*** Dataset entries

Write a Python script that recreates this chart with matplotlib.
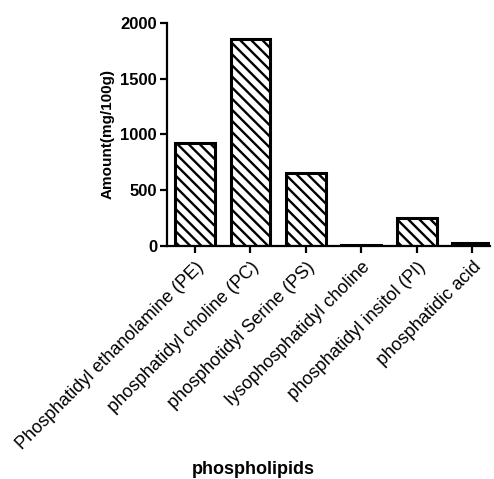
import matplotlib
matplotlib.use("Agg")
import matplotlib.pyplot as plt

plt.rcParams['font.family'] = ['Liberation Sans', 'DejaVu Sans']
plt.rcParams['hatch.linewidth'] = 1.7

categories = ["Phosphatidyl ethanolamine (PE)", "phosphatidyl choline (PC)",
              "phosphotidyl Serine (PS)", "lysophosphatidyl choline",
              "phosphatidyl insitol (PI)", "phosphatidic acid"]
amounts = [925, 1850, 650, 10, 250, 30]
y_ticks = [0, 500, 1000, 1500, 2000]

fig = plt.figure(figsize=(4.94, 4.79), dpi=100)
ax = fig.add_axes([0.3375, 0.4864, 0.6545, 0.4662])

x = list(range(len(categories)))
ax.bar(x, amounts, width=0.72, color='white', edgecolor='black',
       linewidth=2.2, hatch='\\\\\\')

ax.set_xlim(-0.51, 5.32)
ax.set_ylim(0, 2000)
ax.set_yticks(y_ticks)
ax.set_yticklabels([str(v) for v in y_ticks], fontsize=12, fontweight='bold')
ax.set_xticks(x)
ax.set_xticklabels(categories, rotation=45, ha='right', rotation_mode='anchor',
                   fontsize=13)
ax.spines['top'].set_visible(False)
ax.spines['right'].set_visible(False)
ax.spines['left'].set_linewidth(1.6)
ax.spines['bottom'].set_linewidth(1.6)
ax.tick_params(axis='both', width=1.6, length=5, direction='out')
ax.tick_params(axis='x', pad=4)
ax.tick_params(axis='y', pad=2)

ax.set_ylabel("Amount(mg/100g)", fontsize=11, fontweight='bold', labelpad=4)
fig.text(253 / 494, 1 - 469 / 479, "phospholipids", fontsize=13,
         fontweight='bold', ha='center', va='center')

fig.savefig("out.png", dpi=100)
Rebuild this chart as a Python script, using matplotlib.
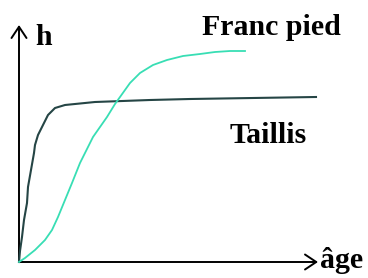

******

◆ **What the task requires**: Exclude the images and reproduce the remaining data exactly.

◆ **Task output**:
Write a Python script that recreates this chart with matplotlib.
import matplotlib
matplotlib.use("Agg")
import matplotlib.pyplot as plt

plt.rcParams['font.family'] = ['Liberation Sans', 'DejaVu Sans']
plt.rcParams['hatch.linewidth'] = 1.7

categories = ["Phosphatidyl ethanolamine (PE)", "phosphatidyl choline (PC)",
              "phosphotidyl Serine (PS)", "lysophosphatidyl choline",
              "phosphatidyl insitol (PI)", "phosphatidic acid"]
amounts = [925, 1850, 650, 10, 250, 30]
y_ticks = [0, 500, 1000, 1500, 2000]

fig = plt.figure(figsize=(4.94, 4.79), dpi=100)
ax = fig.add_axes([0.3375, 0.4864, 0.6545, 0.4662])

x = list(range(len(categories)))
ax.bar(x, amounts, width=0.72, color='white', edgecolor='black',
       linewidth=2.2, hatch='\\\\\\')

ax.set_xlim(-0.51, 5.32)
ax.set_ylim(0, 2000)
ax.set_yticks(y_ticks)
ax.set_yticklabels([str(v) for v in y_ticks], fontsize=12, fontweight='bold')
ax.set_xticks(x)
ax.set_xticklabels(categories, rotation=45, ha='right', rotation_mode='anchor',
                   fontsize=13)
ax.spines['top'].set_visible(False)
ax.spines['right'].set_visible(False)
ax.spines['left'].set_linewidth(1.6)
ax.spines['bottom'].set_linewidth(1.6)
ax.tick_params(axis='both', width=1.6, length=5, direction='out')
ax.tick_params(axis='x', pad=4)
ax.tick_params(axis='y', pad=2)

ax.set_ylabel("Amount(mg/100g)", fontsize=11, fontweight='bold', labelpad=4)
fig.text(253 / 494, 1 - 469 / 479, "phospholipids", fontsize=13,
         fontweight='bold', ha='center', va='center')

fig.savefig("out.png", dpi=100)
Rebuild this chart as a Python script, using matplotlib.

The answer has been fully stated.